Komplexer Organismus
Anderer Ort, gleiche interessante Einblicke in die Geschichte: Von 11 bis 17 Uhr war in Neubruchhausen die Wassermühle der absolute Publikumsmagnet. Kinder staunten mit ihren Eltern nicht schlecht, als auf einmal der alte Herforder Motor angestellt wurde. Insgesamt wurde er zum Tag des offenen Denkmals vier Mal angestellt. Ebenso stellten Holger Rullhusen und Florian Butt ihr verfasstes Buch über die Historie der Wassermühle vor. Geöffnet hatte außerdem das Restaurant Zum Mühlenteich. "Von jedem Mühlentopf, der verkauft wird, gehen drei Euro an die Arbeiten an der Mühle", informierte Mit-Organisatorin Tanja Dymale.

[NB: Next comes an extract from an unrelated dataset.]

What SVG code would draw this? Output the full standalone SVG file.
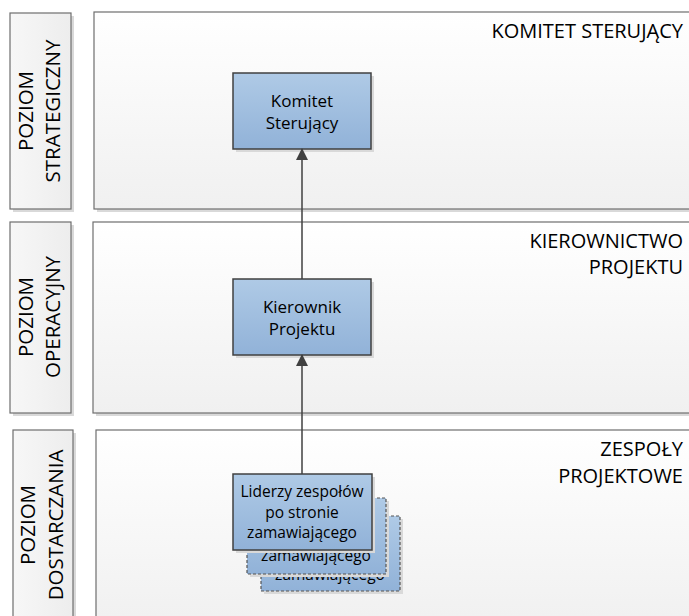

Zahlreiche Türen historischer Bauwerke standen auch in der Gemeinde Stuhr offen. Zum ersten Mal seit anderthalb Jahren ratterten die Räder wieder auf Hochtouren, bewegten sich die Riemen und vibrierten leicht die Holzdielen unter den Füßen der Besucher in der Wassermühle Heiligenrode. So lange nämlich war Besuchern der Zutritt aufgrund der Corona-Pandemie verwehrt gewesen, nur die Mitglieder der Mühlen-Gemeinschaft Heiligenrode ließen die Mechanik ab und zu laufen. "Das haben wir probehalber gemacht, weil wir sichergehen wollten, dass alles funktioniert", erklärte Rudolf Franke von der Mühlen-Gemeinschaft. Die Wassermühle von 1843 – die erste Erwähnung einer Wassermühle an jener Stelle war 1182 – ist ein komplexer Organismus, bei dem jedes Teil unverzichtbar ist. "Früher hat der Müller gehört, an welcher Stelle die Mechanik unrund lief", erklärte Rudolf Dahnken, gelernter Müller und Mühlenbaumeister. In ihrer Anfangszeit bestand die Mühlen-Gemeinschaft noch aus vielen Experten wie Dahnken. Ihnen ist es auch zu verdanken, dass das technische Wissen um die Funktionsweise der Mühle stets weitergegeben wird. "Wir suchen dringend Nachwuchs", sagte Dahnken. Besonders im Blick haben die Bewahrer der Mühle potenzielle Mitstreiter ab 50 Jahren, die sich auf die Mitarbeit konzentrieren können. "Es braucht viel Zeit, um die Zusammenhänge zu vermitteln", sagte Franke.
Der Mühlenbetrieb ist zwar 1971 eingestellt worden, doch die Mitglieder der Mühlen-Gemeinschaft erweckten die Mühle beim Tag des offenen Denkmals, der in diesem Jahr auch eine Art Ersatz für den ausgefallenen Deutschen Mühlentag war, wieder zum Leben. So war von Rudolf Dahnken zu erfahren, welche Wege das Korn genommen hat, angefangen beim Trieur, der das Auslesen der Getreidekörner übernimmt, über die Schälmaschine bis hin zu den Mahldurchgängen. "Es war wichtig, dass immer genug Wasser da war, sonst musste der Müller die Mahlvorgänge auch unterbrechen", sagte Dahnken. Das bedeutete manchmal auch, dass die Mühle mitten in der Nacht mahlte.